The key to conquering the fear of death, he says, is to block the prospect out of your mind.
“We condition ourselves to ignore the fact that it’s dangerous,” he says.
“When you’re underwater, fear leads to panic, and that leads to accidents. We have some gallows humor about it; we talk about taking life-insurance policies out on each other. But for the most part, we don’t talk about the danger. We just focus on the gold.”
The current down economy has made dredging for gold a popular activity.
“The bad economy results in the price of gold being high,” says Tenhoff. “When the economy was good, the price of gold bottomed out, so there was hardly anyone doing it. Plus, now it’s hard to get a job. So there’s a boom of people up here dredging.”
Executive producer David Pritikin also cites the economy, plus the show’s wish-fulfillment factor — one diver found over a million dollars in gold during the summer season — as reasons for the shows’ appeal.
“These series are two extremes,” he says. “In the summertime, people view that show as, ‘Wow. I think I could do that.’ I think people will look at this series and go, ‘Wow. I can’t believe they’re doing that.’ But then there’s also the relatable desire and need [of the show’s participants]. Some of these guys, if they don’t find gold, they don’t eat. If somebody in the lower 48 doesn’t have a job, it’s the same struggle.”
While Riedel’s quest is unusual, her own financial dilemma, and the hardships she has suffered, are not.
When she returned to her native Alaska in 2011 to dredge (she graduated in 2010 from the University of North Carolina School of the Arts), she faced brutal conditions.
“I lived in this tiny beach shack with no water or electricity, and it was freezing cold,” she says. “I had a stove, but I couldn’t get it warm enough to heat [the place] because there was no insulation. I would work all day, and then I had to haul water so I could make dinner. It was so hard, and I was completely alone.”
Ultimately, though, it was that hardship that attracted Riedel to the endeavor, and made gold mining a passion for her almost on par with her love of opera.
“I thought, this is the most challenging thing I’ve had to do, but I never felt more alive,” she says. “I never felt such happiness in the face of such enormous adversity.”

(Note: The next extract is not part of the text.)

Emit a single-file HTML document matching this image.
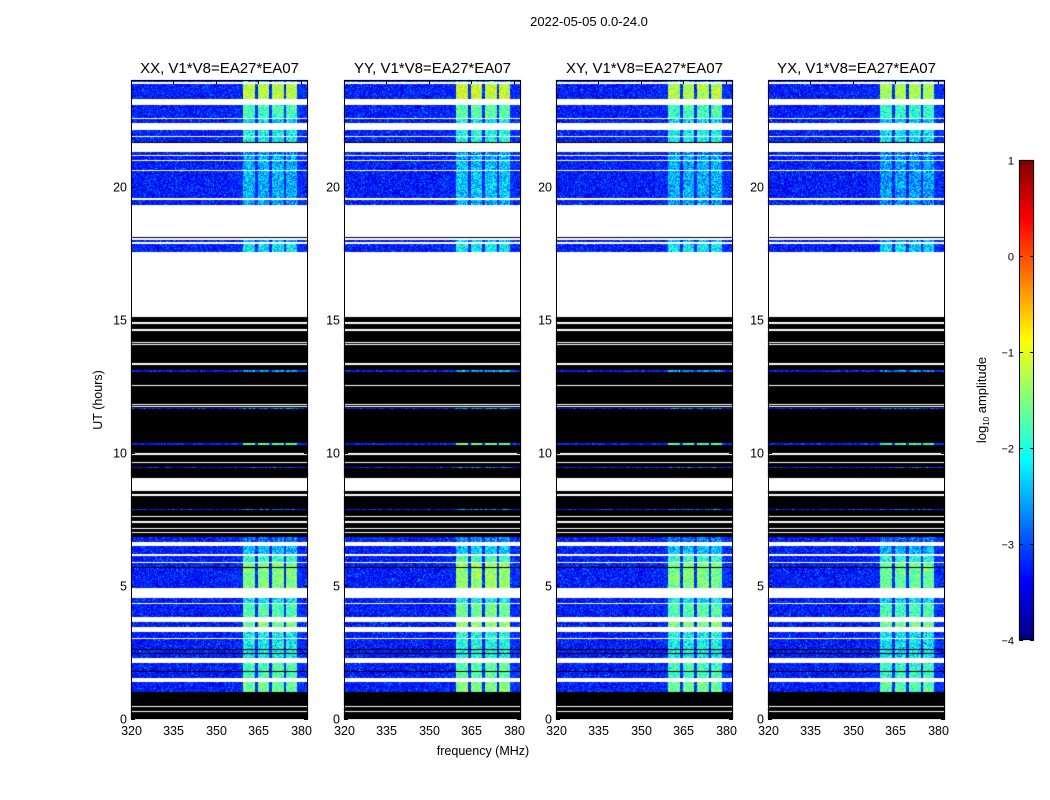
<!DOCTYPE html>
<html><head><meta charset="utf-8">
<style>
html,body{margin:0;padding:0;background:#fff;width:1050px;height:800px;overflow:hidden}
#wrap{position:relative;width:1050px;height:800px}
canvas,svg{position:absolute;left:0;top:0}
text{font-family:"Liberation Sans",sans-serif;fill:#000}
</style></head><body>
<div id="wrap">
<canvas id="cv" width="1050" height="800"></canvas>
<svg id="sv" width="1050" height="800"></svg>
</div>
<script>
// ---- data ----
const panelTitles = ["XX, V1*V8=EA27*EA07","YY, V1*V8=EA27*EA07","XY, V1*V8=EA27*EA07","YX, V1*V8=EA27*EA07"];
const panelPeakOffset = [0, 0.1, 0.0, -0.1];
const xTicks = [320,335,350,365,380];
const yTicks = [0,5,10,15,20];
const cbTicks = [1,0,-1,-2,-3,-4];
const cbTickLabels = ["1","0","\u22121","\u22122","\u22123","\u22124"];
// bright frequency blocks (MHz)
const brightStart = [359.7, 364.7, 369.7, 374.7];
const brightEnd   = [363.9, 368.9, 373.9, 378.5];
// time bands: start hour, end hour, kind (d=data,k=flagged black,w=empty), peak log amplitude
const bandStart = [0,0.45,0.26,1.02,1.39,1.54,1.79,2.1,2.29,2.44,2.6,3.0,3.04,3.27,3.46,3.64,3.83,4.34,4.36,4.54,4.92,5.66,5.86,5.9,6.12,6.18,6.5,6.65,6.97,7.12,7.38,7.57,7.84,8.39,8.56,9.42,9.63,9.92,10.29,11.63,11.71,11.78,12.49,13.03,13.31,14.04,14.11,14.59,14.85,15.1,17.54,17.84,17.9,18.0,18.05,18.1,19.31,19.5,19.57,20.58,20.62,20.94,21.0,21.13,21.18,21.3,21.63,21.67,21.86,21.9,22.12,22.39,22.52,22.57,23.06,23.29,23.85,23.94];
const bandEnd   = [15.1,0.49,0.3,1.39,1.54,2.1,1.82,2.29,3.0,2.47,2.63,3.04,3.27,3.46,3.64,3.83,4.34,4.36,4.54,4.92,5.86,5.7,5.9,6.12,6.18,6.5,6.65,6.84,7.01,7.16,7.42,7.61,7.9,8.45,9.05,9.48,9.67,9.99,10.37,11.67,11.75,11.82,12.55,13.09,13.37,14.08,14.15,14.65,14.91,17.54,17.84,17.9,18.0,18.05,18.1,19.31,19.5,19.57,20.58,20.62,20.94,21.0,21.13,21.18,21.3,21.63,21.67,21.86,21.9,22.12,22.39,22.52,22.57,23.06,23.29,23.85,23.94,24.0];
const bandKind  = ["k","w","w","d","w","d","k","w","d","k","k","w","d","w","d","w","d","w","d","w","d","k","w","d","w","d","w","d","w","w","w","w","d","w","w","d","w","w","d","d","w","w","w","d","w","w","w","w","w","w","d","w","d","w","k","w","d","w","d","w","d","w","d","w","d","w","k","d","w","d","w","d","w","d","w","d","w","d"];
const bandPeak  = [0,0,0,-1.6,0,-1.8,0,0,-2.1,0,0,0,-2.1,0,-1.5,0,-1.7,0,-2.2,0,-1.5,0,0,-1.9,0,-2.4,0,-2.8,0,0,0,0,-2.9,0,0,-2.9,0,0,-1.7,-2.7,0,0,0,-2.6,0,0,0,0,0,0,-2.2,0,-2.5,0,0,0,-2.6,0,-2.5,0,-2.5,0,-2.6,0,-2.7,0,0,-2.1,0,-2.1,0,-2.3,0,-1.8,0,-1.2,0,-2.6];

// ---- layout ----
const panelX0 = [131,344,556,768];
const PW = 177, PY0 = 80, PY1 = 719;
const fMin = 320, fMax = 382.5, hMax = 24;
function fx(p,f){return panelX0[p] + (f-fMin)/(fMax-fMin)*PW;}
function fy(h){return PY1 - h/hMax*(PY1-PY0);}
const cbX=1019, cbW=15, cbY0=160, cbY1=640;
function cbY(v){return cbY0 + (1-v)/5*(cbY1-cbY0);}

function jet(t){t=Math.max(0,Math.min(1,t));
  const c=x=>Math.round(255*Math.max(0,Math.min(1,x)));
  return [c(1.5-Math.abs(4*t-3)),c(1.5-Math.abs(4*t-2)),c(1.5-Math.abs(4*t-1))];}
function hash(a,b,c){let h=(a*374761393+b*668265263+c*2147483647)|0;h=(h^(h>>>13))*1274126177|0;return ((h^(h>>>16))>>>0)/4294967296;}

const cv=document.getElementById('cv'),ctx=cv.getContext('2d');
const img=ctx.createImageData(1050,800);
for(let i=0;i<img.data.length;i+=4){img.data[i]=img.data[i+1]=img.data[i+2]=255;img.data[i+3]=255;}
function setPx(x,y,r,g,b){const i=(y*1050+x)*4;img.data[i]=r;img.data[i+1]=g;img.data[i+2]=b;}
for(let p=0;p<4;p++){
  for(let bi=0;bi<bandStart.length;bi++){
    const yA=Math.round(fy(bandEnd[bi])), yB=Math.max(yA+1,Math.round(fy(bandStart[bi])));
    for(let y=yA;y<yB;y++){
      for(let x=panelX0[p];x<panelX0[p]+PW;x++){
        const k=bandKind[bi];
        if(k==='w'){setPx(x,y,255,255,255);continue;}
        if(k==='k'){setPx(x,y,0,0,0);continue;}
        const f=fMin+(x-panelX0[p]+0.5)/PW*(fMax-fMin);
        const n=hash(x,y,p)-0.5;
        const n2=hash(y,x,p+7)-0.5;
        let v=-3.3+n*0.8+(n2>0.42?0.5:0);
        let inB=-1;
        for(let j=0;j<brightStart.length;j++) if(f>=brightStart[j]&&f<brightEnd[j]) inB=j;
        const pk=bandPeak[bi]+panelPeakOffset[p];
        if(inB>=0) v=pk+n*1.2;
        else if(f>=378.5) v=-3.15+n*0.7;
        else if(f>355) v=-3.2+n*0.8;
        const [r,g,b]=jet((v+4)/5);
        setPx(x,y,r,g,b);
      }
    }
  }
}
// colorbar
for(let y=cbY0;y<cbY1;y++){const v=1-(y-cbY0+0.5)/(cbY1-cbY0)*5;const [r,g,b]=jet((v+4)/5);
  for(let x=cbX;x<cbX+cbW;x++)setPx(x,y,r,g,b);}
ctx.putImageData(img,0,0);

// ---- svg axes ----
const NS="http://www.w3.org/2000/svg", sv=document.getElementById('sv');
function el(t,a,parent){const e=document.createElementNS(NS,t);for(const k in a)e.setAttribute(k,a[k]);(parent||sv).appendChild(e);return e;}
let t=el('text',{x:589,y:26,'font-size':13,'text-anchor':'middle'});


t.textContent="2022-05-05 0.0-24.0";
for(let p=0;p<4;p++){
  const g=el('g',{});
  
  
  const x0=panelX0[p];
  const fr=el('rect',{x:x0+0.5,y:PY0+0.5,width:PW-1,height:PY1-PY0-1,fill:'none',stroke:'#000','stroke-width':1},g);
  
  
  const tt=el('text',{x:x0+PW/2,y:73,'font-size':15,'text-anchor':'middle'},g);
  
  
  tt.textContent=panelTitles[p];
  xTicks.forEach(v=>{const x=Math.round(fx(p,v))+0.5;
    el('line',{x1:x,x2:x,y1:PY1,y2:PY1-4,stroke:'#000'},g);
    el('line',{x1:x,x2:x,y1:PY0,y2:PY0+4,stroke:'#000'},g);
    const l=el('text',{x:x,y:PY1+16,'font-size':12.5,'text-anchor':'middle'},g);
    
    
    l.textContent=v;});
  yTicks.forEach(v=>{const y=Math.round(fy(v))+0.5;
    el('line',{x1:x0,x2:x0+4,y1:y,y2:y,stroke:'#000'},g);
    el('line',{x1:x0+PW,x2:x0+PW-4,y1:y,y2:y,stroke:'#000'},g);
    const l=el('text',{x:x0-4,y:y+4,'font-size':12.5,'text-anchor':'end'},g);
    
    
    l.textContent=v;});
}
t=el('text',{x:483,y:755,'font-size':12.5,'text-anchor':'middle'});


t.textContent="frequency (MHz)";
t=el('text',{x:0,y:0,'font-size':12.5,'text-anchor':'middle',transform:'translate(102,400) rotate(-90)'});


t.textContent="UT (hours)";
const cb=el('rect',{x:cbX+0.5,y:cbY0+0.5,width:cbW-1,height:cbY1-cbY0-1,fill:'none',stroke:'#000'});


cbTicks.forEach((v,i)=>{const y=Math.round(cbY(v))+0.5;
  el('line',{x1:cbX,x2:cbX+4,y1:y,y2:y,stroke:'#000'});
  el('line',{x1:cbX+cbW,x2:cbX+cbW-4,y1:y,y2:y,stroke:'#000'});
  const l=el('text',{x:cbX-5,y:y+4,'font-size':11,'text-anchor':'end'});
  
  
  l.textContent=cbTickLabels[i];});
t=el('text',{x:0,y:0,'font-size':13,'text-anchor':'middle',transform:'translate(986,400) rotate(-90)'});


t.innerHTML='log<tspan font-size="8" dy="3">10</tspan><tspan dy="-3"> amplitude</tspan>';
</script>
</body></html>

(She currently shares an apartment with Tenhoff, whom she used to date. Both use terms like “complicated” to describe their relationship, but say that they’re currently just friends.)
Both Tenhoff and Riedel say that their love of dredging has evolved beyond financial factors, and that they’ll continue for the excitement it brings, as much as, if not more than, the prospect of riches at the bottom of the sea.
“Sometimes you encounter things that invigorate you to the extent that you can’t stay away. That’s how I feel about gold dredging,” says Riedel. “I’m addicted to the challenges. You’re in control of your destiny, your fortune and whether you live or die. And, you aren’t reporting to anyone except yourself.”